Dabei gilt für Drescher in besonderer Weise das Neutralitätsgebot. Während sein Minister Baaske auch Landtagsabgeordneter ist, ebenso Regierungschef Woidke, der sogar SPD-Landeschef, beide also politisch beweglicher sind, ist Drescher Staatsdiener und sogenannter Amtschef des Ministeriums. Als solcher ist er parteipolitisch und besonders im Wahlkampf zu Neutralität verpflichtet.

Regierungssprecher spricht von Interpretationsspielräumen

Das müsste er qua Amt selbst wissen. Aber möglicherweise hilft ihm bald eine Richtlinie, die die Landesregierung im Auftrag des Landtags bis Jahresende erstellen soll – zum regierungsamtlichen, die Neutralität wahrenden Handeln im Wahlkampf. Auslöser war die Sommertour von Linke-Finanzminister Christian Görke im Landtagswahlkampf 2014. Der parlamentarische Beratungsdienst hatte festgestellt, dass Görke dabei sein Regierungsamt und den Wahlkampf nicht ausreichend getrennt, gegen das Neutralitätsgebot von Regierungsmitgliedern vor Wahlen verstoßen hatte.

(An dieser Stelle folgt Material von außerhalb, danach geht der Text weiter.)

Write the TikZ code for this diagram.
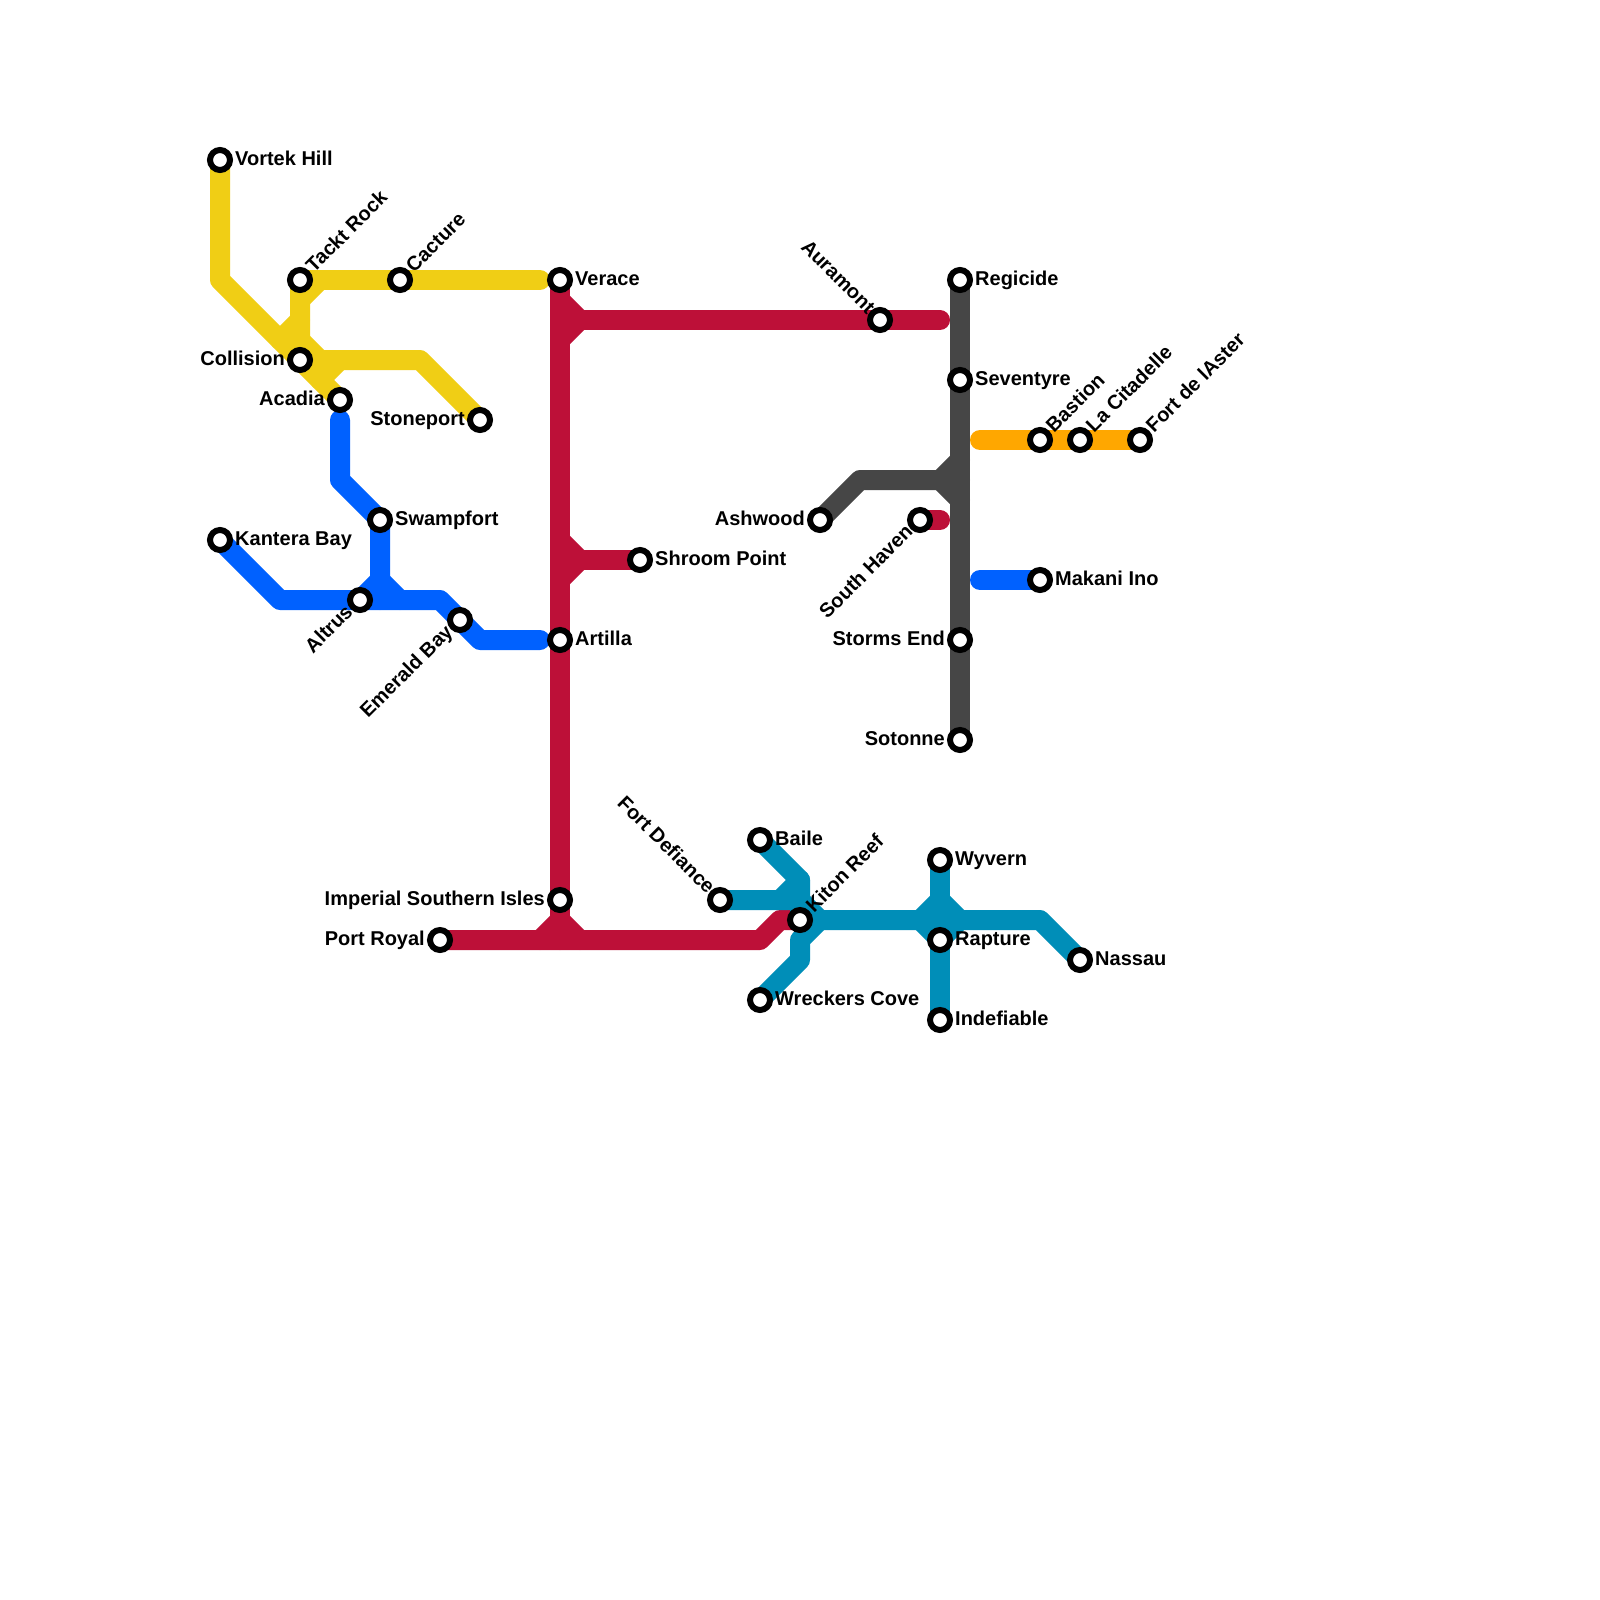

Vom Ministerium bezahlte Fotos von der Sommertour waren auch auf Görkes persönlicher Partei- und Wahlkampfseite im Internet gelandet.

Regierungssprecher Engels sagte nun, die Staatskanzlei entwickle „Kriterien zur Unterstützung der Einzelfallabwägung“, da es ja immer „Unsicherheiten und Interpretationsspielräume“ geben könne. Zumindest im aktuellen Fall gab es die nicht.